» SUPPLIED MATERIAL:
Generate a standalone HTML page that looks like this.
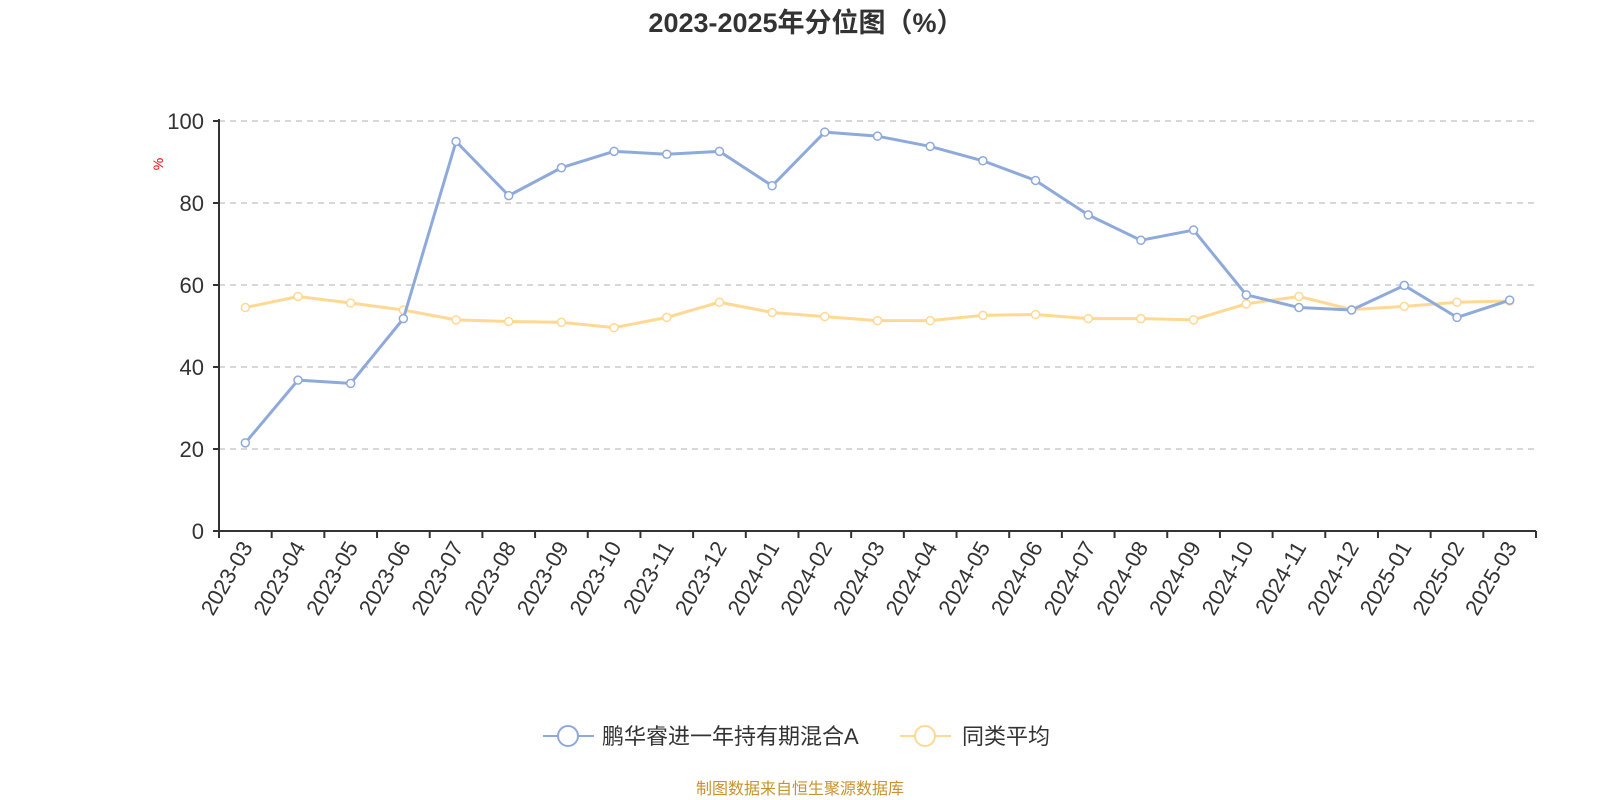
<!DOCTYPE html>
<html><head><meta charset="utf-8"><style>
body{margin:0;background:#fff;}
svg{display:block;font-family:"Liberation Sans","Noto Sans CJK SC",sans-serif;}
</style></head><body>
<svg id="chart" width="1600" height="800">
<text x="806" y="32" text-anchor="middle" font-size="27" font-weight="bold" fill="#333">2023-2025年分位图（%）</text>
<text x="0" y="0" transform="translate(163,164) rotate(-90)" text-anchor="middle" font-size="14" fill="#e00">%</text>
<g id="grid"></g><g id="axes"></g><g id="series"></g>
<g>
<g>
<line x1="543" y1="736" x2="594" y2="736" stroke="#8eaadb" stroke-width="2"/>
<circle cx="568" cy="736" r="10" fill="#fff" stroke="#8eaadb" stroke-width="2"/>
<text x="602" y="744" font-size="22" fill="#333">鹏华睿进一年持有期混合A</text></g>
<g>
<line x1="900" y1="736" x2="951" y2="736" stroke="#ffd994" stroke-width="2"/>
<circle cx="925" cy="736" r="10" fill="#fff" stroke="#ffd994" stroke-width="2"/>
<text x="962" y="744" font-size="22" fill="#333">同类平均</text></g>
</g>
<text x="800" y="794" text-anchor="middle" font-size="16" fill="#c9922e">制图数据来自恒生聚源数据库</text>
</svg>
<script>
const categories=["2023-03","2023-04","2023-05","2023-06","2023-07","2023-08","2023-09","2023-10","2023-11","2023-12","2024-01","2024-02","2024-03","2024-04","2024-05","2024-06","2024-07","2024-08","2024-09","2024-10","2024-11","2024-12","2025-01","2025-02","2025-03"];
const fundValues=[21.5,36.8,36,51.8,95,81.8,88.6,92.6,91.9,92.6,84.2,97.3,96.3,93.8,90.3,85.5,77.1,70.9,73.4,57.6,54.5,53.9,59.9,52.1,56.3];
const avgValues=[54.5,57.2,55.6,53.9,51.5,51.1,50.9,49.6,52.1,55.8,53.3,52.3,51.3,51.3,52.6,52.8,51.8,51.8,51.5,55.4,57.2,54.0,54.8,55.8,56.1];
const yTicks=[0,20,40,60,80,100];
const NS="http://www.w3.org/2000/svg";
const X0=219,X1=1536,Y0=531,Y1=121;
const BW=(X1-X0)/categories.length;
const xp=i=>X0+BW*(i+0.5);
const yp=v=>Y0-(v/100)*(Y0-Y1);
function mk(t,a,p){const e=document.createElementNS(NS,t);for(const k in a)e.setAttribute(k,a[k]);p.appendChild(e);return e;}
const grid=document.getElementById('grid'),axes=document.getElementById('axes'),ser=document.getElementById('series');
yTicks.forEach(v=>{
 if(v>0){const g=mk('line',{x1:X0,x2:X1,y1:yp(v),y2:yp(v),stroke:'#ccc','stroke-width':1.5,'stroke-dasharray':'6,5'},grid);
 
 }
 const t=mk('text',{x:204,y:yp(v)+8,'text-anchor':'end','font-size':22,fill:'#333'},axes);t.textContent=v;
 
 
 mk('line',{x1:X0-6,x2:X0,y1:yp(v),y2:yp(v),stroke:'#333','stroke-width':2},axes);
});
const ya=mk('line',{x1:X0,x2:X0,y1:Y1-2,y2:Y0,stroke:'#333','stroke-width':2},axes);


const xa=mk('line',{x1:X0,x2:X1,y1:Y0,y2:Y0,stroke:'#333','stroke-width':2},axes);


for(let i=0;i<=categories.length;i++){
 const tx=X0+BW*i;
 mk('line',{x1:tx,x2:tx,y1:Y0,y2:Y0+7,stroke:'#333','stroke-width':2},axes);
}
categories.forEach((c,i)=>{
 const t=mk('text',{x:0,y:0,transform:`translate(${xp(i)+8},${Y0+16}) rotate(-60)`,'text-anchor':'end','font-size':22,fill:'#333'},axes);
 t.textContent=c;
 
 
});
function series(vals,color,name){
 const p=mk('polyline',{points:vals.map((v,i)=>xp(i)+','+yp(v)).join(' '),fill:'none',stroke:color,'stroke-width':3,'stroke-linejoin':'round'},ser);
 
 
 vals.forEach((v,i)=>{const c=mk('circle',{cx:xp(i),cy:yp(v),r:4,fill:'#fff',stroke:color,'stroke-width':1.5},ser);
 
 });
}
series(avgValues,'#ffd994','average');
series(fundValues,'#8eaadb','fund');
</script>
</body></html>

» REQUIREMENTS: Print the full listing exactly, dropping the pictures.

» COMPLETE RESPONSE:
Generate a standalone HTML page that looks like this.
<!DOCTYPE html>
<html><head><meta charset="utf-8"><style>
body{margin:0;background:#fff;}
svg{display:block;font-family:"Liberation Sans","Noto Sans CJK SC",sans-serif;}
</style></head><body>
<svg id="chart" width="1600" height="800">
<text x="806" y="32" text-anchor="middle" font-size="27" font-weight="bold" fill="#333">2023-2025年分位图（%）</text>
<text x="0" y="0" transform="translate(163,164) rotate(-90)" text-anchor="middle" font-size="14" fill="#e00">%</text>
<g id="grid"></g><g id="axes"></g><g id="series"></g>
<g>
<g>
<line x1="543" y1="736" x2="594" y2="736" stroke="#8eaadb" stroke-width="2"/>
<circle cx="568" cy="736" r="10" fill="#fff" stroke="#8eaadb" stroke-width="2"/>
<text x="602" y="744" font-size="22" fill="#333">鹏华睿进一年持有期混合A</text></g>
<g>
<line x1="900" y1="736" x2="951" y2="736" stroke="#ffd994" stroke-width="2"/>
<circle cx="925" cy="736" r="10" fill="#fff" stroke="#ffd994" stroke-width="2"/>
<text x="962" y="744" font-size="22" fill="#333">同类平均</text></g>
</g>
<text x="800" y="794" text-anchor="middle" font-size="16" fill="#c9922e">制图数据来自恒生聚源数据库</text>
</svg>
<script>
const categories=["2023-03","2023-04","2023-05","2023-06","2023-07","2023-08","2023-09","2023-10","2023-11","2023-12","2024-01","2024-02","2024-03","2024-04","2024-05","2024-06","2024-07","2024-08","2024-09","2024-10","2024-11","2024-12","2025-01","2025-02","2025-03"];
const fundValues=[21.5,36.8,36,51.8,95,81.8,88.6,92.6,91.9,92.6,84.2,97.3,96.3,93.8,90.3,85.5,77.1,70.9,73.4,57.6,54.5,53.9,59.9,52.1,56.3];
const avgValues=[54.5,57.2,55.6,53.9,51.5,51.1,50.9,49.6,52.1,55.8,53.3,52.3,51.3,51.3,52.6,52.8,51.8,51.8,51.5,55.4,57.2,54.0,54.8,55.8,56.1];
const yTicks=[0,20,40,60,80,100];
const NS="http://www.w3.org/2000/svg";
const X0=219,X1=1536,Y0=531,Y1=121;
const BW=(X1-X0)/categories.length;
const xp=i=>X0+BW*(i+0.5);
const yp=v=>Y0-(v/100)*(Y0-Y1);
function mk(t,a,p){const e=document.createElementNS(NS,t);for(const k in a)e.setAttribute(k,a[k]);p.appendChild(e);return e;}
const grid=document.getElementById('grid'),axes=document.getElementById('axes'),ser=document.getElementById('series');
yTicks.forEach(v=>{
 if(v>0){const g=mk('line',{x1:X0,x2:X1,y1:yp(v),y2:yp(v),stroke:'#ccc','stroke-width':1.5,'stroke-dasharray':'6,5'},grid);
 
 }
 const t=mk('text',{x:204,y:yp(v)+8,'text-anchor':'end','font-size':22,fill:'#333'},axes);t.textContent=v;
 
 
 mk('line',{x1:X0-6,x2:X0,y1:yp(v),y2:yp(v),stroke:'#333','stroke-width':2},axes);
});
const ya=mk('line',{x1:X0,x2:X0,y1:Y1-2,y2:Y0,stroke:'#333','stroke-width':2},axes);


const xa=mk('line',{x1:X0,x2:X1,y1:Y0,y2:Y0,stroke:'#333','stroke-width':2},axes);


for(let i=0;i<=categories.length;i++){
 const tx=X0+BW*i;
 mk('line',{x1:tx,x2:tx,y1:Y0,y2:Y0+7,stroke:'#333','stroke-width':2},axes);
}
categories.forEach((c,i)=>{
 const t=mk('text',{x:0,y:0,transform:`translate(${xp(i)+8},${Y0+16}) rotate(-60)`,'text-anchor':'end','font-size':22,fill:'#333'},axes);
 t.textContent=c;
 
 
});
function series(vals,color,name){
 const p=mk('polyline',{points:vals.map((v,i)=>xp(i)+','+yp(v)).join(' '),fill:'none',stroke:color,'stroke-width':3,'stroke-linejoin':'round'},ser);
 
 
 vals.forEach((v,i)=>{const c=mk('circle',{cx:xp(i),cy:yp(v),r:4,fill:'#fff',stroke:color,'stroke-width':1.5},ser);
 
 });
}
series(avgValues,'#ffd994','average');
series(fundValues,'#8eaadb','fund');
</script>
</body></html>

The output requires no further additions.